-- BEGIN Entries supplied --
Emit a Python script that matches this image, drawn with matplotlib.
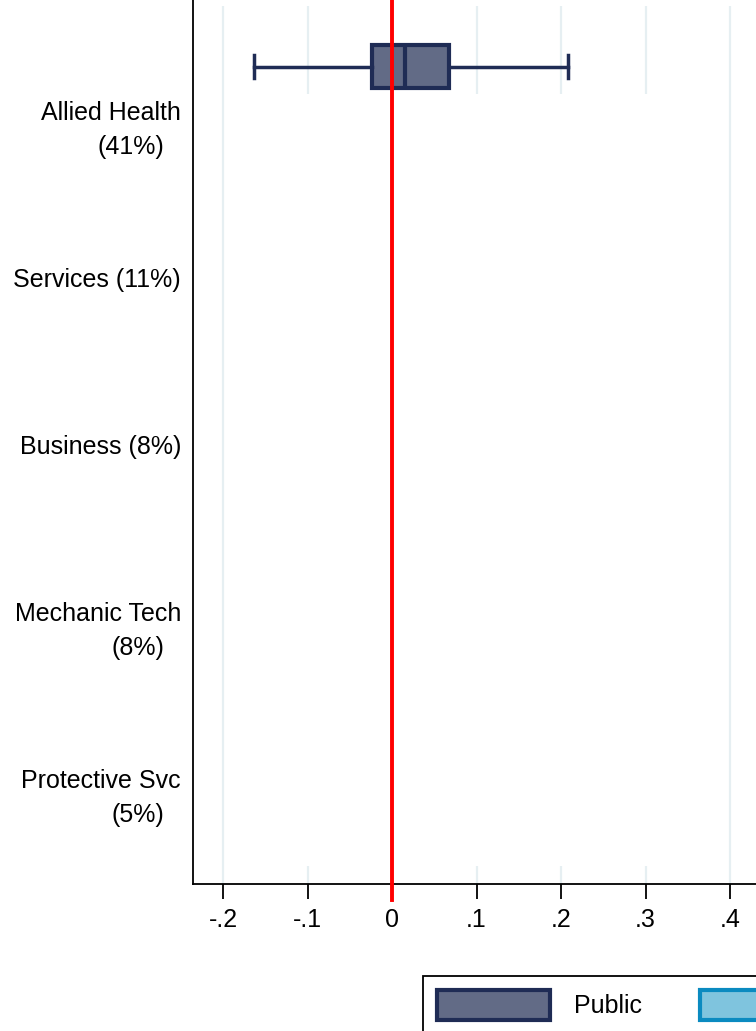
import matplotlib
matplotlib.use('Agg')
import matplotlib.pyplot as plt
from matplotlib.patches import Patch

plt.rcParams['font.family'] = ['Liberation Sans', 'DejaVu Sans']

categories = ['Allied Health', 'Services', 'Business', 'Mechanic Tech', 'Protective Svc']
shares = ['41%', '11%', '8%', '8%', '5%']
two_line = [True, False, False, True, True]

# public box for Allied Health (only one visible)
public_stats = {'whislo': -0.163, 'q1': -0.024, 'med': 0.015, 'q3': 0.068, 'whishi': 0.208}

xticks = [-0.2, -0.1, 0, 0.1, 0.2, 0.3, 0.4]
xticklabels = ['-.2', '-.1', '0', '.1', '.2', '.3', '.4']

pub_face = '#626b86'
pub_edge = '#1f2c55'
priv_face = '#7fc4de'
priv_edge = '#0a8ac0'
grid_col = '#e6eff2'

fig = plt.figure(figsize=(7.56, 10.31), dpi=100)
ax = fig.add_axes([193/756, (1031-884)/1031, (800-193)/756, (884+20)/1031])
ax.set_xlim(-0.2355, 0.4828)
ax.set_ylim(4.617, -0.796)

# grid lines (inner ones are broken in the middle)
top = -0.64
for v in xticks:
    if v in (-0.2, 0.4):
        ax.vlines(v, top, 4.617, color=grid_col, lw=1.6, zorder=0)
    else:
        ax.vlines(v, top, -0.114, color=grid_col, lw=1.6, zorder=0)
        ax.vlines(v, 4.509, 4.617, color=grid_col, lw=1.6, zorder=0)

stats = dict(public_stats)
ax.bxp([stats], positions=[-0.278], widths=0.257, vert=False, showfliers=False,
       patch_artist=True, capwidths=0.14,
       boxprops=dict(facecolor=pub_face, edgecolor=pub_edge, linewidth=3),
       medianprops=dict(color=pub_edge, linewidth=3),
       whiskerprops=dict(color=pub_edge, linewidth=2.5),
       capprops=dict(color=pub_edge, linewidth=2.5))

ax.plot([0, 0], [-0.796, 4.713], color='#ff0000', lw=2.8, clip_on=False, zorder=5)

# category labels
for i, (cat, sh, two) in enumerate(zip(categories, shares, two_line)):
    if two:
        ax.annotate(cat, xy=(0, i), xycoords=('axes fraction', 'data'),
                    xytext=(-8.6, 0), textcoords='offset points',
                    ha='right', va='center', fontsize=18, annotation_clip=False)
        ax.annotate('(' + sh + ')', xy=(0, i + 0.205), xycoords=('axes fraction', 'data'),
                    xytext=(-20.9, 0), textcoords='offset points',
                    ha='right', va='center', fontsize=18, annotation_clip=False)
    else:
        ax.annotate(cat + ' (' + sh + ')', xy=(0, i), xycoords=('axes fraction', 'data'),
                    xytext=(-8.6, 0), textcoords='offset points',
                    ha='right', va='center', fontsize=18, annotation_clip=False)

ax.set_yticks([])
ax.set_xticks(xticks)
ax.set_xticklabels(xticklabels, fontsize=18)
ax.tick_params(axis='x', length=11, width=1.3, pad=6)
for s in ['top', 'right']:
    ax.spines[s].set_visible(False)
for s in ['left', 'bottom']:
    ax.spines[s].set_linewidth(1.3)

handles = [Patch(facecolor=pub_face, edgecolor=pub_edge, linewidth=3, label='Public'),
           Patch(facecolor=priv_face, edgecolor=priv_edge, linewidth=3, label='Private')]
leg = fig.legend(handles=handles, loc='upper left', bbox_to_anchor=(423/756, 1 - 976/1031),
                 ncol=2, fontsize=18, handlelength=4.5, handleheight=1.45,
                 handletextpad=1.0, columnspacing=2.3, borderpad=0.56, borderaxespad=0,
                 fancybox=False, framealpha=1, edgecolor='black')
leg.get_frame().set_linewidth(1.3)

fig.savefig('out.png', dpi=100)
-- END Entries supplied --
-- BEGIN Entries supplied --
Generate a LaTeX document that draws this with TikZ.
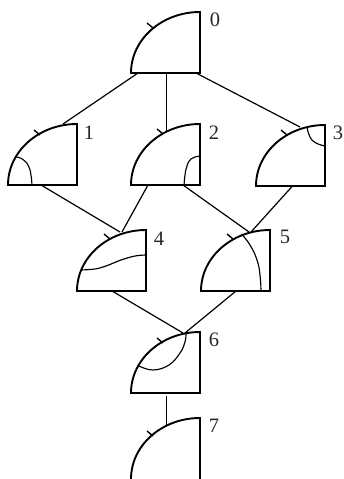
-- END Entries supplied --
Task to carry out:
Skip the pictures and repeat, word for word, the lines from the one containing "Emit a Python" to the one containing "ax.set_ylim(4.617, -0.796)", keeping both of those lines.

Expected answer:
Emit a Python script that matches this image, drawn with matplotlib.
import matplotlib
matplotlib.use('Agg')
import matplotlib.pyplot as plt
from matplotlib.patches import Patch

plt.rcParams['font.family'] = ['Liberation Sans', 'DejaVu Sans']

categories = ['Allied Health', 'Services', 'Business', 'Mechanic Tech', 'Protective Svc']
shares = ['41%', '11%', '8%', '8%', '5%']
two_line = [True, False, False, True, True]

# public box for Allied Health (only one visible)
public_stats = {'whislo': -0.163, 'q1': -0.024, 'med': 0.015, 'q3': 0.068, 'whishi': 0.208}

xticks = [-0.2, -0.1, 0, 0.1, 0.2, 0.3, 0.4]
xticklabels = ['-.2', '-.1', '0', '.1', '.2', '.3', '.4']

pub_face = '#626b86'
pub_edge = '#1f2c55'
priv_face = '#7fc4de'
priv_edge = '#0a8ac0'
grid_col = '#e6eff2'

fig = plt.figure(figsize=(7.56, 10.31), dpi=100)
ax = fig.add_axes([193/756, (1031-884)/1031, (800-193)/756, (884+20)/1031])
ax.set_xlim(-0.2355, 0.4828)
ax.set_ylim(4.617, -0.796)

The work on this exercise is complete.